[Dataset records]

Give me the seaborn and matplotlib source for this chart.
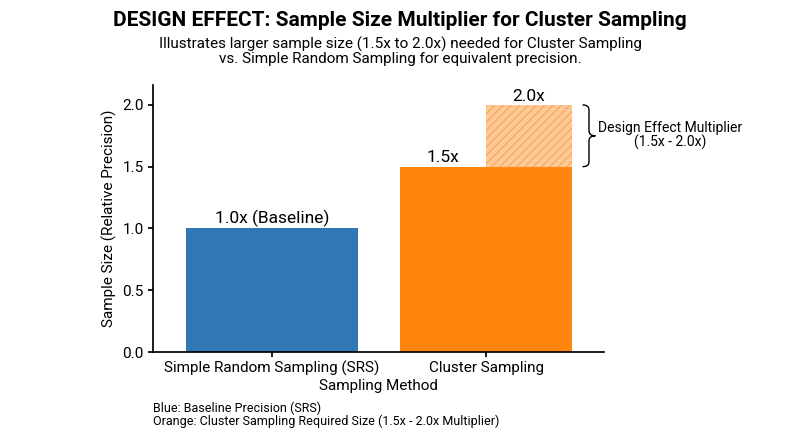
import matplotlib
matplotlib.use("Agg")
import matplotlib.pyplot as plt
from matplotlib.path import Path
from matplotlib.patches import PathPatch
import seaborn as sns
import pandas as pd

methods = ["Simple Random Sampling (SRS)", "Cluster Sampling"]
sizes = [1.0, 1.5]
upper_multiplier = 2.0
bar_labels = ["1.0x (Baseline)", "1.5x"]
upper_label = "2.0x"
colors = ["#2f78b4", "#ff850f"]

sns.set_theme(style="ticks")
plt.rcParams['font.family'] = ['Roboto', 'DejaVu Sans']
plt.rcParams.update({"text.color": "black", "axes.labelcolor": "black",
                     "xtick.color": "black", "ytick.color": "black",
                     "axes.edgecolor": "black", "hatch.linewidth": 0.7})

fig = plt.figure(figsize=(8, 4.47), dpi=100)
ax = fig.add_axes([0.191, 0.2125, 0.564, 0.597])

df = pd.DataFrame({"Sampling Method": methods, "Sample Size": sizes})
sns.barplot(data=df, x="Sampling Method", y="Sample Size", hue="Sampling Method",
            palette=colors, width=0.8, ax=ax, legend=False, saturation=1, linewidth=0)

# extension bar for the design effect range (right half of cluster bar)
ax.bar([1.2], [upper_multiplier - sizes[1]], bottom=[sizes[1]], width=0.4,
       facecolor="#ffc995", hatch="////", edgecolor="#f5a050", linewidth=0)

ax.text(0, sizes[0] + 0.01, bar_labels[0], ha="center", va="bottom", fontsize=12.5)
ax.text(0.8, sizes[1] + 0.01, bar_labels[1], ha="center", va="bottom", fontsize=12.5)
ax.text(1.2, upper_multiplier + 0.01, upper_label, ha="center", va="bottom", fontsize=12.5)

# curly brace
y0, y1 = sizes[1], upper_multiplier
ym = (y0 + y1) / 2
x0, xm, xp = 1.45, 1.48, 1.51
r = 0.04
verts = [(x0, y1), (xm, y1), (xm, y1 - r), (xm, ym + r), (xm, ym), (xp, ym),
         (xm, ym), (xm, ym - r), (xm, y0 + r), (xm, y0), (x0, y0)]
codes = [Path.MOVETO, Path.CURVE3, Path.CURVE3, Path.LINETO, Path.CURVE3, Path.CURVE3,
         Path.CURVE3, Path.CURVE3, Path.LINETO, Path.CURVE3, Path.CURVE3]
brace = PathPatch(Path(verts, codes), facecolor="none", edgecolor="black", lw=1,
                  clip_on=False)
ax.add_patch(brace)
ax.text(1.86, ym, "Design Effect Multiplier\n(1.5x - 2.0x)", ha="center", va="center",
        fontsize=10, linespacing=1.0, clip_on=False)

ax.set_xlim(-0.556, 1.55)
ax.set_ylim(0, 2.16)
ax.set_yticks([0, 0.5, 1.0, 1.5, 2.0])
ax.set_xlabel("Sampling Method", fontsize=11, labelpad=2)
ax.set_ylabel("Sample Size (Relative Precision)", fontsize=11, labelpad=4)
ax.tick_params(labelsize=11, length=3.5, pad=3)
sns.despine(ax=ax)

fig.text(0.5, 0.955, "DESIGN EFFECT: Sample Size Multiplier for Cluster Sampling",
         ha="center", va="center", fontsize=15, fontweight="bold")
fig.text(0.5, 0.885, "Illustrates larger sample size (1.5x to 2.0x) needed for Cluster Sampling\nvs. Simple Random Sampling for equivalent precision.",
         ha="center", va="center", fontsize=11, linespacing=1.0)
fig.text(0.191, 0.072, "Blue: Baseline Precision (SRS)\nOrange: Cluster Sampling Required Size (1.5x - 2.0x Multiplier)",
         ha="left", va="center", fontsize=9, linespacing=1.05)

fig.savefig("out.png", dpi=100)
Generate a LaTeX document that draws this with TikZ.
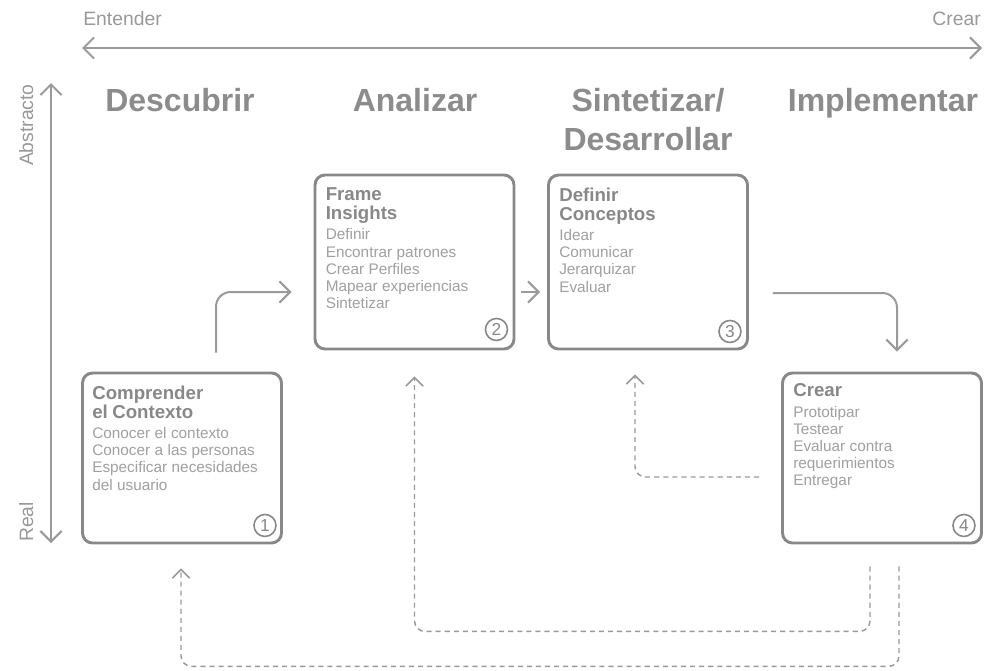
\documentclass[tikz,border=0pt]{standalone}
\usepackage{fontspec}
\setmainfont{Liberation Sans}
\usetikzlibrary{arrows.meta,calc}
\definecolor{hd}{HTML}{8C8C8C}
\definecolor{ln}{HTML}{9A9A9A}
\definecolor{bx}{HTML}{888888}
\definecolor{bd}{HTML}{A0A0A0}
\definecolor{ax}{HTML}{999999}
\newcommand{\ttl}[1]{{\bfseries\fontsize{14}{14.25}\selectfont\color{bx}#1\par}}
\newcommand{\bdy}[1]{{\vspace{2.3pt}\fontsize{11.5}{12.9}\selectfont\color{bd}#1\par}}
\begin{document}
\begin{tikzpicture}[x=0.75pt,y=-0.75pt,
  stage/.style={font=\bfseries\fontsize{24}{29.25}\selectfont, text=hd, inner sep=0, align=center, anchor=north},
  axlabel/.style={font=\fontsize{14.5}{16}\selectfont, text=ax, inner sep=0},
  phase/.style={draw=bx, line width=2.2pt, rounded corners=7.5pt, minimum width=149.25pt, inner sep=0},
  txt/.style={anchor=north west, inner sep=0, text width=140pt, align=left},
  num/.style={circle, draw=bx, line width=1.2pt, minimum size=16.5pt, inner sep=0, text=bx, font=\fontsize{13}{13}\selectfont},
  axarr/.style={draw=ln, line width=1.5pt, {Straight Barb[length=8pt,width=16pt]}-{Straight Barb[length=8pt,width=16pt]}},
  arr/.style={draw=ln, line width=1.5pt, rounded corners=11pt, -{Straight Barb[length=8pt,width=16pt]}},
  darr/.style={draw=ln, line width=1.1pt, dash pattern=on 3.8pt off 3pt, rounded corners=8pt, -{Straight Barb[length=6.5pt,width=13pt]}}
]
\fill[white] (0,0) rectangle (989,671);
\useasboundingbox (0,0) rectangle (989,671);

% axes
\coordinate (hl) at (82,48);
\coordinate (hr) at (982,48);
\draw[axarr] (hl) -- (hr);
\node[axlabel, anchor=base west] (ent) at (83,25) {Entender};
\node[axlabel, anchor=base east] (cre) at (981,25) {Crear};
\coordinate (vt) at (51,83);
\coordinate (vb) at (51,543);
\draw[axarr] (vt) -- (vb);
\node[axlabel, rotate=90, anchor=base east] (abs) at (33,84) {Abstracto};
\node[axlabel, rotate=90, anchor=base west] (rea) at (33,542) {Real};

% stage headings
\node[stage] (h1) at (180,88) {Descubrir};
\node[stage] (h2) at (415,88) {Analizar};
\node[stage] (h3) at (648,88) {Sintetizar/\\Desarrollar};
\node[stage] (h4) at (883,88) {Implementar};

% boxes
\node[phase, minimum height=127.5pt] (b1) at (182,458) {};
\node[phase, minimum height=130.5pt] (b2) at (414.5,262) {};
\node[phase, minimum height=130.5pt] (b3) at (648,262) {};
\node[phase, minimum height=127.5pt] (b4) at (882,458) {};

\node[txt] (t1) at ($(b1.north west)+(11,14)$) {\ttl{Comprender\\el Contexto}\bdy{Conocer el contexto\\Conocer a las personas\\Especificar necesidades\\del usuario}};
\node[txt] (t2) at ($(b2.north west)+(12,14)$) {\ttl{Frame\\Insights}\bdy{Definir\\Encontrar patrones\\Crear Perfiles\\Mapear experiencias\\Sintetizar}};
\node[txt] (t3) at ($(b3.north west)+(12,14)$) {\ttl{Definir\\Conceptos}\bdy{Idear\\Comunicar\\Jerarquizar\\Evaluar}};
\node[txt] (t4) at ($(b4.north west)+(12,12)$) {\ttl{Crear}\bdy{Prototipar\\Testear\\Evaluar contra\\requerimientos\\Entregar}};

\node[num] (n1) at ($(b1.south east)+(-18,-19)$) {1};
\node[num] (n2) at ($(b2.south east)+(-19,-21)$) {2};
\node[num] (n3) at ($(b3.south east)+(-19,-19)$) {3};
\node[num] (n4) at ($(b4.south east)+(-19,-19)$) {4};

% solid flow arrows
\draw[arr] ($(b1.north)+(34,-19)$) |- ($(b2.west)+(-22,30)$);
\draw[arr] ($(b2.east)+(6,30)$) -- ($(b3.west)+(-7,30)$);
\draw[arr] ($(b3.east)+(24,31)$) -| ($(b4.north)+(15,-20)$);

% dashed feedback arrows
\draw[darr] ($(b4.west)+(-22,19)$) -| ($(b3.south)+(-13,24)$);
\draw[darr] ($(b4.south)+(-12,22)$) -- ++(0,65) -| ($(b2.south)+(0,26)$);
\draw[darr] ($(b4.south)+(17,22)$) -- ++(0,100) -| ($(b1.south)+(-1,24)$);
\end{tikzpicture}
\end{document}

Exercise goal: Sift the material for lines with the string "seaborn". Copy each one found.

Exercise result:
Give me the seaborn and matplotlib source for this chart.
import seaborn as sns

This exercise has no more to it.